Each line containing the word "source" must be reported.

(Code that draws figures)
──────────

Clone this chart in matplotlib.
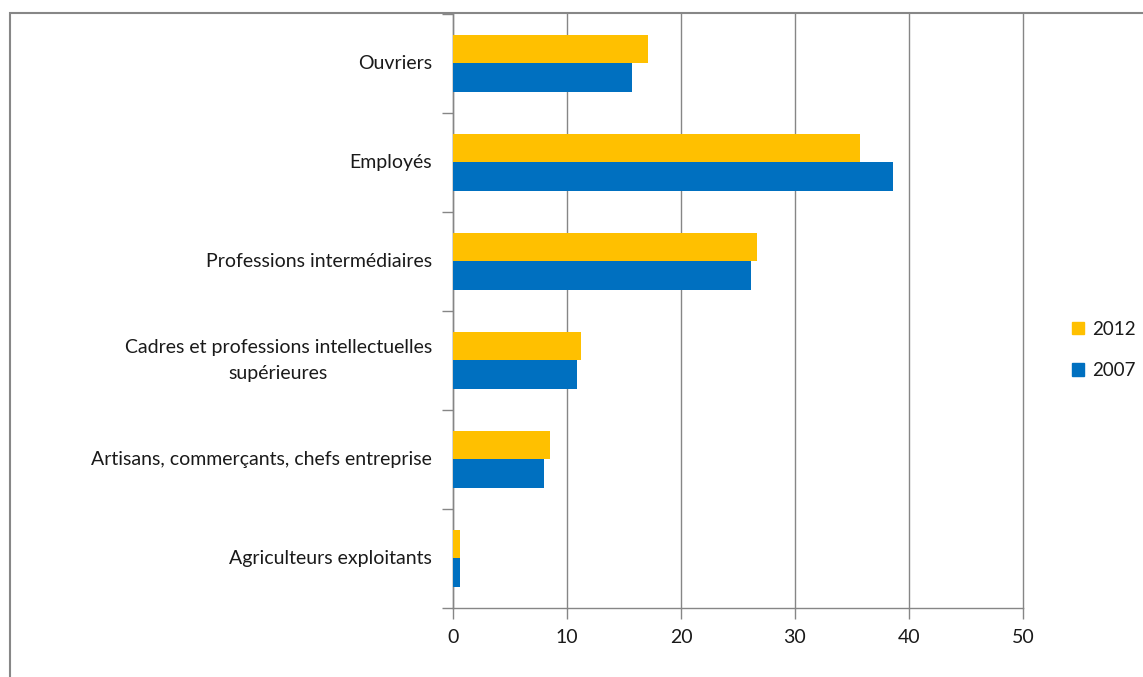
import matplotlib
matplotlib.use("Agg")
import matplotlib.pyplot as plt
from matplotlib.patches import Rectangle, Patch
import numpy as np

categories = ["Agriculteurs exploitants",
              "Artisans, commerçants, chefs entreprise",
              "Cadres et professions intellectuelles\nsupérieures",
              "Professions intermédiaires",
              "Employés",
              "Ouvriers"]
values_2012 = [0.6, 8.55, 11.2, 26.7, 35.7, 17.1]
values_2007 = [0.6, 7.95, 10.9, 26.1, 38.6, 15.7]
series_labels = ["2012", "2007"]
xticks = [0, 10, 20, 30, 40, 50]

col_2012 = "#FFC000"
col_2007 = "#0070C0"
txt_col = "#1a1a1a"

plt.rcParams['font.family'] = ['Lato', 'DejaVu Sans']

fig = plt.figure(figsize=(11.43, 6.77), dpi=100)
# outer frame
fig.patches.append(Rectangle((10/1143, -0.1), 1.0, 1.1 - 13/677, transform=fig.transFigure,
                             fill=False, edgecolor="#878787", linewidth=1.5))

ax = fig.add_axes([453/1143, 1 - 607.7/677, 570/1143, (607.7 - 14)/677])

y = np.arange(len(categories))
h = 0.286
ax.barh(y + h/2, values_2012, height=h, color=col_2012, label=series_labels[0], zorder=3)
ax.barh(y - h/2, values_2007, height=h, color=col_2007, label=series_labels[1], zorder=3)

ax.set_xlim(0, 50)
ax.set_ylim(-0.5, len(categories) - 0.5)
ax.set_xticks(xticks)
ax.set_xticklabels([str(t) for t in xticks])
ax.xaxis.grid(True, color="#868686", linewidth=1)
for gl in ax.get_xgridlines():
    gl.set_clip_on(False)
ax.set_axisbelow(True)

# y ticks at category boundaries, labels at centres drawn as text
ax.set_yticks(np.arange(-0.5, len(categories), 1.0))
ax.set_yticklabels([])
ax.tick_params(axis="y", which="major", length=8, color="#868686", width=1)
ax.tick_params(axis="x", length=8, color="#868686", width=1, pad=7,
               labelsize=14, labelcolor=txt_col)

trans = ax.get_yaxis_transform()
for yi, cat in zip(y, categories):
    ax.text(-21/570, yi, cat, transform=trans, ha="right", va="center",
            multialignment="center", fontsize=14, color=txt_col,
            linespacing=1.6)

for s in ["top", "right"]:
    ax.spines[s].set_visible(False)
for s in ["left", "bottom"]:
    ax.spines[s].set_color("#868686")
    ax.spines[s].set_linewidth(1)

# legend
handles = [Patch(color=col_2012), Patch(color=col_2007)]
fig.legend(handles, series_labels, loc="center left",
           bbox_to_anchor=(1072/1143, 1 - 350/677), frameon=False,
           fontsize=13.5, handlelength=0.65, handleheight=0.65, handletextpad=0.4,
           labelspacing=1.3, labelcolor=txt_col, borderpad=0, borderaxespad=0)

fig.savefig("out.png", dpi=100)
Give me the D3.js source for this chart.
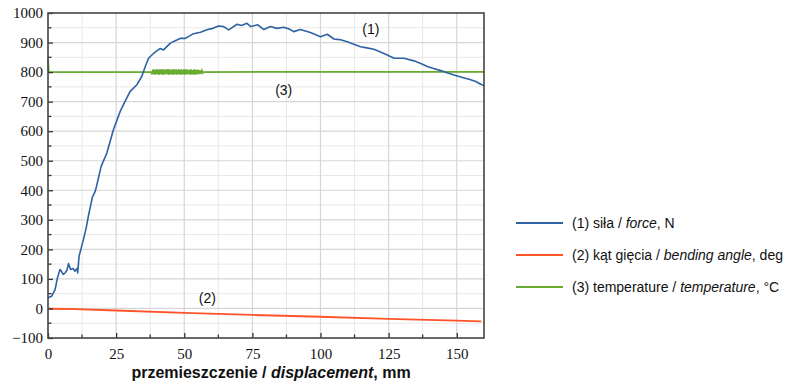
<!DOCTYPE html>
<html>
<head>
<meta charset="utf-8">
<script src="https://cdn.jsdelivr.net/npm/d3@7"></script>
<style>
  body { margin: 0; background: #fff; }
  svg { display: block; }
</style>
</head>
<body>
<svg id="chart"></svg>
<script>
// displacement (mm) / force (N)
const forceX = [0, 1.3, 2.6, 3.5, 4.4, 5.0, 5.6, 6.25, 7.0, 7.5, 8.3, 9.3, 9.9, 10.8, 10.9, 11.4, 12.2, 13, 14, 14.8, 16.3, 17.3, 17.8, 19.5, 21.6, 24, 26.5, 28.5, 30.1, 32.6, 34.4, 35.7, 36.9, 38.7, 41.2, 42.4, 44.9, 46.5, 48.5, 50.4, 53.4, 56, 58.3, 60.5, 62.6, 64.5, 66.3, 69.4, 71, 73, 74.4, 77, 79.2, 81.6, 84, 86.5, 88.5, 90.2, 92.6, 96.3, 100, 102.5, 104.9, 107, 109.8, 112, 114.7, 117, 119.6, 122, 124.5, 127, 130.6, 134.3, 137, 139.2, 141.5, 144.1, 147, 150.2, 152.5, 155.1, 157, 158.8, 160];
const forceY = [36, 41, 64, 105, 132, 125, 115, 120, 130, 152, 132, 135, 126, 137, 120, 177, 205, 233, 272, 312, 377, 396, 413, 481, 526, 605, 667, 705, 734, 757, 785, 819, 847, 863, 880, 875, 898, 905, 914, 914, 930, 935, 943, 948, 956, 954, 943, 962, 958, 965, 954, 960, 944, 954, 948, 952, 946, 937, 944, 934, 920, 928, 912, 910, 903, 895, 886, 882, 877, 868, 858, 847, 847, 838, 828, 819, 812, 805, 796, 787, 781, 774, 768, 759, 755];

// bending angle (deg)
const angleX = [0, 10, 25, 50, 75, 100, 125, 150, 159];
const angleY = [-1, -2, -7, -15, -22, -28, -35, -41, -44];

// temperature (°C): start spike, then flat 800 with a noisy band ~38..57 mm
const tempX = [0, 0.3, 1, 38, 38.2, 38.5, 38.7, 39, 39.2, 39.5, 39.7, 40, 40.2, 40.5, 40.7, 41, 41.2, 41.5, 41.7, 42, 42.2, 42.5, 42.7, 43, 43.2, 43.5, 43.7, 44, 44.2, 44.5, 44.7, 45, 45.2, 45.5, 45.7, 46, 46.2, 46.5, 46.7, 47, 47.2, 47.5, 47.7, 48, 48.2, 48.5, 48.7, 49, 49.2, 49.5, 49.7, 50, 50.2, 50.5, 50.7, 51, 51.2, 51.5, 51.7, 52, 52.2, 52.5, 52.7, 53, 53.2, 53.5, 53.7, 54, 54.2, 54.5, 54.7, 55, 55.2, 55.5, 55.7, 56, 56.2, 56.5, 56.8, 57, 100, 160];
const tempY = [845, 800, 800, 800, 792, 808, 793, 809, 791, 807, 794, 810, 792, 808, 791, 809, 793, 808, 792, 810, 791, 807, 793, 809, 792, 808, 794, 810, 791, 808, 792, 809, 793, 807, 791, 810, 792, 808, 793, 809, 791, 807, 794, 810, 792, 808, 791, 809, 793, 807, 792, 810, 791, 808, 793, 809, 792, 807, 794, 808, 791, 809, 793, 807, 792, 808, 791, 809, 793, 807, 792, 808, 794, 807, 793, 806, 795, 805, 797, 800, 801, 801];

const xTicks = [0, 25, 50, 75, 100, 125, 150];
const yTicks = [-100, 0, 100, 200, 300, 400, 500, 600, 700, 800, 900, 1000];

const legendLabels = [
  ["(1) siła / ", "force", ", N"],
  ["(2) kąt gięcia / ", "bending angle", ", deg"],
  ["(3) temperature / ", "temperature", ", °C"]
];
const colors = ["#2d62a3", "#ff5428", "#6aab32"];

const W = 806, H = 385;
const margin = {top: 13, left: 48};
const iw = 436, ih = 325;

const svg = d3.select("#chart").attr("width", W).attr("height", H);
const chart = svg.append("g").attr("transform", `translate(${margin.left},${margin.top})`);

const x = d3.scaleLinear().domain([0, 160]).range([0, iw]);
const y = d3.scaleLinear().domain([-100, 1000]).range([ih, 0]);

// grid: minor first, major on top
const minorX = d3.range(12.5, 160, 25);
const minorY = d3.range(-50, 1000, 100);
chart.append("g").selectAll("line").data(minorX).join("line")
  .attr("x1", d => x(d)).attr("x2", d => x(d)).attr("y1", 0).attr("y2", ih)
  .attr("stroke", "#e8e8e8").attr("stroke-width", 1);
chart.append("g").selectAll("line").data(minorY).join("line")
  .attr("y1", d => y(d)).attr("y2", d => y(d)).attr("x1", 0).attr("x2", iw)
  .attr("stroke", "#e8e8e8").attr("stroke-width", 1);
chart.append("g").selectAll("line").data(xTicks.slice(1)).join("line")
  .attr("x1", d => x(d)).attr("x2", d => x(d)).attr("y1", 0).attr("y2", ih)
  .attr("stroke", "#d6d6d6").attr("stroke-width", 1.2);
chart.append("g").selectAll("line").data(yTicks.slice(1, -1)).join("line")
  .attr("y1", d => y(d)).attr("y2", d => y(d)).attr("x1", 0).attr("x2", iw)
  .attr("stroke", "#d6d6d6").attr("stroke-width", 1.2);

// series
const line = d3.line().x(d => x(d[0])).y(d => y(d[1]));
chart.append("path").datum(d3.zip(tempX, tempY)).attr("d", line)
  .attr("fill", "none").attr("stroke", colors[2]).attr("stroke-width", 1.8);
chart.append("path").datum(d3.zip(angleX, angleY)).attr("d", line)
  .attr("fill", "none").attr("stroke", colors[1]).attr("stroke-width", 1.8);
chart.append("path").datum(d3.zip(forceX, forceY)).attr("d", line)
  .attr("fill", "none").attr("stroke", colors[0]).attr("stroke-width", 1.6)
  .attr("stroke-linejoin", "round");

// axes
const xAxis = d3.axisBottom(x).tickValues(xTicks).tickSize(-5).tickPadding(10).tickFormat(d3.format("d"));
const yAxis = d3.axisLeft(y).tickValues(yTicks).tickSize(-5).tickPadding(5)
  .tickFormat(d => d < 0 ? "\u2212" + Math.abs(d) : d);
const xg = chart.append("g").attr("transform", `translate(0,${ih})`).call(xAxis);
const yg = chart.append("g").call(yAxis);
[xg, yg].forEach(g => {
  g.select(".domain").remove();
  g.selectAll("line").attr("stroke", "#333").attr("stroke-width", 1.3);
  g.selectAll("text").attr("font-family", "Liberation Serif, serif").attr("font-size", 15).attr("fill", "#111");
});
chart.append("g").selectAll("line").data(minorX).join("line")
  .attr("x1", d => x(d)).attr("x2", d => x(d)).attr("y1", ih).attr("y2", ih - 3.5)
  .attr("stroke", "#333").attr("stroke-width", 1.3);
chart.append("g").selectAll("line").data(minorY).join("line")
  .attr("y1", d => y(d)).attr("y2", d => y(d)).attr("x1", 0).attr("x2", 3.5)
  .attr("stroke", "#333").attr("stroke-width", 1.3);

// frame
chart.append("rect").attr("width", iw).attr("height", ih)
  .attr("fill", "none").attr("stroke", "#444").attr("stroke-width", 1.6);

// curve labels
const ann = [["(1)", 118.5, 929], ["(3)", 86.5, 722], ["(2)", 58.5, 20]];
chart.append("g").selectAll("text").data(ann).join("text")
  .attr("x", d => x(d[1])).attr("y", d => y(d[2]))
  .attr("text-anchor", "middle")
  .attr("font-family", "Liberation Sans, Arial, sans-serif").attr("font-size", 14)
  .attr("fill", "#111").text(d => d[0]);

// x axis title
const title = svg.append("text").attr("x", 271).attr("y", 378)
  .attr("text-anchor", "middle")
  .attr("font-family", "Liberation Sans, Arial, sans-serif").attr("font-size", 16)
  .attr("font-weight", "bold").attr("fill", "#111");
title.append("tspan").text("przemieszczenie / ");
title.append("tspan").attr("font-style", "italic").text("displacement");
title.append("tspan").text(", mm");

// legend
const lg = svg.append("g").attr("transform", "translate(516,223)");
const items = lg.selectAll("g").data(legendLabels).join("g")
  .attr("transform", (d, i) => `translate(0,${i * 32})`);
items.append("line").attr("x1", 0).attr("x2", 47).attr("y1", 0).attr("y2", 0)
  .attr("stroke", (d, i) => colors[i]).attr("stroke-width", 2);
const lt = items.append("text").attr("x", 56).attr("y", 5)
  .attr("font-family", "Liberation Sans, Arial, sans-serif").attr("font-size", 14)
  .attr("fill", "#111");
lt.append("tspan").text(d => d[0]);
lt.append("tspan").attr("font-style", "italic").text(d => d[1]);
lt.append("tspan").text(d => d[2]);
</script>
</body>
</html>
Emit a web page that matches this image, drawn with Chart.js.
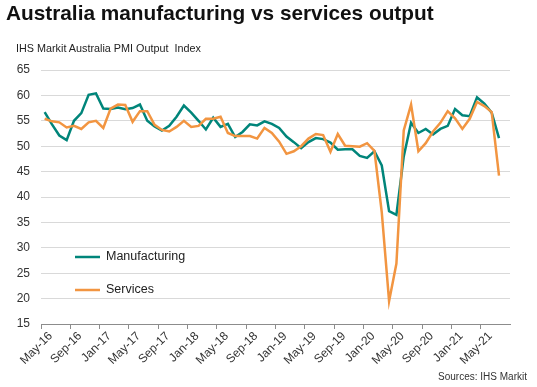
<!DOCTYPE html>
<html>
<head>
<meta charset="utf-8">
<script src="https://cdn.jsdelivr.net/npm/chart.js@4.4.1/dist/chart.umd.min.js"></script>
<style>
  body { margin: 0; background: #fff; font-family: "Liberation Sans", Arial, sans-serif; }
  #wrap { position: relative; width: 537px; height: 387px; overflow: hidden; }
  #title { position: absolute; left: 6px; top: 1px; font-size: 20.8px; font-weight: bold; color: #111; white-space: nowrap; }
  #subtitle { position: absolute; left: 16px; top: 42px; font-size: 10.8px; color: #222; white-space: nowrap; }
  #source { position: absolute; right: 10px; top: 371px; font-size: 10px; color: #333; white-space: nowrap; }
  canvas { position: absolute; left: 0; top: 0; }
</style>
</head>
<body>
<div id="wrap">
  <canvas id="chart" width="537" height="387"></canvas>
  <div id="title">Australia manufacturing vs services output</div>
  <div id="subtitle">IHS Markit Australia PMI Output&nbsp; Index</div>
  <div id="source">Sources: IHS Markit</div>
</div>
<script>
// monthly categories, May-16 .. Aug-21
const months = [
  "May-16", "Jun-16", "Jul-16", "Aug-16", "Sep-16", "Oct-16", "Nov-16", "Dec-16",
  "Jan-17", "Feb-17", "Mar-17", "Apr-17", "May-17", "Jun-17", "Jul-17", "Aug-17",
  "Sep-17", "Oct-17", "Nov-17", "Dec-17", "Jan-18", "Feb-18", "Mar-18", "Apr-18",
  "May-18", "Jun-18", "Jul-18", "Aug-18", "Sep-18", "Oct-18", "Nov-18", "Dec-18",
  "Jan-19", "Feb-19", "Mar-19", "Apr-19", "May-19", "Jun-19", "Jul-19", "Aug-19",
  "Sep-19", "Oct-19", "Nov-19", "Dec-19", "Jan-20", "Feb-20", "Mar-20", "Apr-20",
  "May-20", "Jun-20", "Jul-20", "Aug-20", "Sep-20", "Oct-20", "Nov-20", "Dec-20",
  "Jan-21", "Feb-21", "Mar-21", "Apr-21", "May-21", "Jun-21", "Jul-21", "Aug-21",
];

const manufacturing = [
  56.7, 54.3, 52.1, 51.2, 55.0, 56.5, 60.1, 60.4,
  57.4, 57.3, 57.6, 57.3, 57.5, 58.2, 55.0, 53.9,
  53.1, 54.0, 55.8, 58.0, 56.6, 55.0, 53.3, 55.6,
  53.8, 54.4, 51.8, 52.8, 54.3, 54.1, 54.9, 54.4,
  53.6, 51.9, 50.8, 49.6, 50.8, 51.6, 51.4, 50.7,
  49.3, 49.4, 49.4, 48.1, 47.7, 49.0, 46.2, 37.2,
  36.5, 48.0, 54.6, 52.6, 53.4, 52.3, 53.4, 54.0,
  57.3, 56.1, 55.9, 59.6, 58.4, 56.6, 51.6, null,
];

const services = [
  55.4, 54.9, 54.7, 53.7, 54.0, 53.4, 54.7, 55.0,
  53.6, 57.4, 58.2, 58.1, 54.8, 56.9, 56.9, 54.2,
  53.2, 52.9, 53.8, 55.0, 53.8, 54.0, 55.4, 55.4,
  55.8, 52.6, 52.0, 52.0, 52.0, 51.5, 53.6, 52.6,
  50.9, 48.5, 49.0, 50.0, 51.5, 52.4, 52.2, 48.9,
  52.4, 50.1, 50.0, 49.9, 50.6, 49.1, 37.0, 19.5,
  26.9, 53.1, 58.2, 49.0, 50.6, 52.9, 54.6, 56.9,
  55.5, 53.4, 55.4, 58.7, 57.9, 56.7, 44.2, null,
];

const yTicks = [15, 20, 25, 30, 35, 40, 45, 50, 55, 60, 65];

const green = "#00857a";
const orange = "#f29541";
const font = "'Liberation Sans', Arial, sans-serif";

// legend drawn inside the plot, like the original
const insideLegend = {
  id: "insideLegend",
  afterDraw(chart) {
    const ctx = chart.ctx;
    const rows = [
      { ds: chart.data.datasets[0], y: 257 },
      { ds: chart.data.datasets[1], y: 290 },
    ];
    ctx.save();
    ctx.font = "12.5px " + font;
    ctx.textBaseline = "middle";
    rows.forEach((r) => {
      ctx.strokeStyle = r.ds.borderColor;
      ctx.lineWidth = 2.5;
      ctx.beginPath();
      ctx.moveTo(75, r.y);
      ctx.lineTo(100, r.y);
      ctx.stroke();
      ctx.fillStyle = "#222";
      ctx.fillText(r.ds.label, 106, r.y);
    });
    ctx.restore();
  },
};

new Chart(document.getElementById("chart"), {
  type: "line",
  data: {
    labels: months,
    datasets: [
      {
        label: "Manufacturing",
        data: manufacturing,
        borderColor: green,
        borderWidth: 2.5,
        pointRadius: 0,
        tension: 0,
        order: 1,
      },
      {
        label: "Services",
        data: services,
        borderColor: orange,
        borderWidth: 2.5,
        pointRadius: 0,
        tension: 0,
        order: 0,
      },
    ],
  },
  options: {
    responsive: false,
    animation: false,
    devicePixelRatio: 1,
    layout: { padding: { top: 70, right: 27, left: 0, bottom: 0 } },
    plugins: {
      legend: { display: false },
      tooltip: { enabled: false },
    },
    scales: {
      x: {
        offset: true,
        afterFit: (scale) => {
          scale.height = 63;
        },
        grid: {
          offset: true,
          drawOnChartArea: false,
          tickLength: 5,
          color: (c) => (c.index % 4 === 0 ? "#8c8c8c" : "rgba(0,0,0,0)"),
        },
        border: { display: true, color: "#8c8c8c", width: 1 },
        ticks: {
          autoSkip: false,
          minRotation: 45,
          maxRotation: 45,
          padding: 0,
          labelOffset: 6,
          color: "#333",
          font: { family: font, size: 12 },
          callback: (v, i) => (i % 4 === 0 ? months[i] : ""),
        },
      },
      y: {
        min: yTicks[0],
        max: yTicks[yTicks.length - 1],
        afterFit: (scale) => {
          scale.width = 41;
        },
        afterBuildTicks: (scale) => {
          scale.ticks = yTicks.map((v) => ({ value: v }));
        },
        grid: { color: "#d9d9d9", lineWidth: 1, drawTicks: false },
        border: { display: false },
        ticks: {
          padding: 11,
          color: "#333",
          font: { family: font, size: 12 },
        },
      },
    },
  },
  plugins: [insideLegend],
});
</script>
</body>
</html>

──────────

Expected answer:
Give me the D3.js source for this chart.
  #source { position: absolute; right: 10px; top: 371px; font-size: 10px; color: #333; white-space: nowrap; }
  <div id="source">Sources: IHS Markit</div>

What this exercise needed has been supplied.